3.2.3. IP-Adapter Model: Facilitating the innovative use of images as prompts, the IP-Adapter integrates visual elements from reference images into the generated outputs, merging text-to-image diffusion capabilities for enriched visual content.
3.2.4. Canny Edge Detector: Revered for its edge detection capabilities, the Canny model emphasizes the structural essence of images, enabling creative visual reinterpretations while maintaining core compositions.
3.2.5. Depth Perception Models: Through a variety of depth preprocessors, ControlNet is adept at deriving and applying depth cues from images, offering a layered depth perspective in generated visuals.
3.2.6. LineArt Models: Convert images into artistic line drawings with LineArt preprocessors, catering to diverse artistic preferences from anime to realistic sketches, ControlNet accommodates a spectrum of stylistic desires.
3.2.7. Scribbles Processing: With preprocessors like Scribble HED, Pidinet, and xDoG, ControlNet transforms images into unique scribble art, offering varied styles for edge detection and artistic reinterpretation.
3.2.8. Segmentation Techniques: ControlNet's segmentation capabilities accurately classify image elements, enabling precise manipulation based on object categorization, ideal for complex scene constructions.
3.2.9. Shuffle Model: Introducing a method for color scheme innovation, the Shuffle model randomizes input images to generate new color patterns, creatively altering the original while retaining its essence.

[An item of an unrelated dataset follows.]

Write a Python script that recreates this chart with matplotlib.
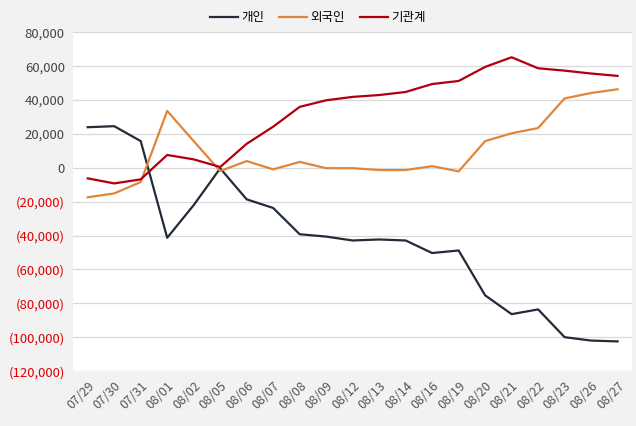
import matplotlib
matplotlib.use('Agg')
import matplotlib.pyplot as plt
from matplotlib.ticker import FuncFormatter

plt.rcParams['font.family'] = ['Noto Sans CJK KR', 'DejaVu Sans']

dates = ['07/29', '07/30', '07/31', '08/01', '08/02', '08/05', '08/06', '08/07',
         '08/08', '08/09', '08/12', '08/13', '08/14', '08/16', '08/19', '08/20',
         '08/21', '08/22', '08/23', '08/26', '08/27']
individual = [24000, 24600, 15800, -41300, -22000, -300, -18600, -23700,
              -39200, -40600, -42900, -42300, -42900, -50300, -48800, -75300,
              -86400, -83600, -100000, -102000, -102500]
foreign = [-17400, -15100, -8400, 33600, 15800, -1900, 4000, -900,
           3500, -200, -200, -1300, -1300, 1000, -2100, 15800,
           20400, 23500, 41000, 44200, 46400]
institution = [-6200, -9200, -6800, 7600, 5000, 500, 14200, 24300,
               36000, 39900, 41900, 43000, 44800, 49500, 51300, 59600,
               65300, 58800, 57400, 55700, 54300]

fig = plt.figure(figsize=(6.36, 4.26), dpi=100, facecolor='#f2f2f2')
ax = fig.add_axes([0.115, 0.129, 0.879, 0.795])
ax.set_facecolor('white')

x = range(len(dates))
ax.plot(x, individual, color='#232b38', lw=1.6, label='개인')
ax.plot(x, foreign, color='#e0853a', lw=1.6, label='외국인')
ax.plot(x, institution, color='#b00010', lw=1.6, label='기관계')

ax.set_ylim(-120000, 80000)
ax.set_yticks(range(-120000, 80001, 20000))
ax.set_xlim(-0.55, len(dates) - 0.45)
ax.set_xticks(list(x))
ax.set_xticklabels(dates, rotation=45, ha='right', rotation_mode='anchor',
                   fontsize=9, color='#555555')

def fmt(v, pos):
    return f'({abs(int(v)):,})' if v < 0 else f'{int(v):,}'
ax.yaxis.set_major_formatter(FuncFormatter(fmt))
for lab, v in zip(ax.get_yticklabels(), ax.get_yticks()):
    lab.set_color('#e00000' if v < 0 else '#444444')
    lab.set_fontsize(9.5)

ax.grid(axis='y', color='#d9d9d9', lw=0.9)
ax.set_axisbelow(True)
for s in ax.spines.values():
    s.set_visible(False)
ax.tick_params(length=0, pad=6)

fig.legend(loc='upper center', bbox_to_anchor=(0.5, 1.0), ncol=3, frameon=False,
           fontsize=9, handlelength=2.2, columnspacing=1.2, handletextpad=0.3)

fig.savefig('out.png', dpi=100, facecolor=fig.get_facecolor())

3.2.10. T2I Adapter Innovations: The T2I Adapter models, including Color Grid and CLIP Vision Style, propel ControlNet into new creative domains, blending and adapting colors and styles to produce visually compelling outputs that respect the original's color scheme or stylistic attributes.
3.2.11. MLSD (Mobile Line Segment Detection): Specializing in the detection of straight lines, MLSD is invaluable for projects focused on architectural and interior designs, prioritizing structural clarity and precision.
3.2.12. Normal Map Processing: Utilizing surface orientation data, Normal Map preprocessors replicate the 3D structure of reference images, enhancing the generated content's realism through detailed surface analysis.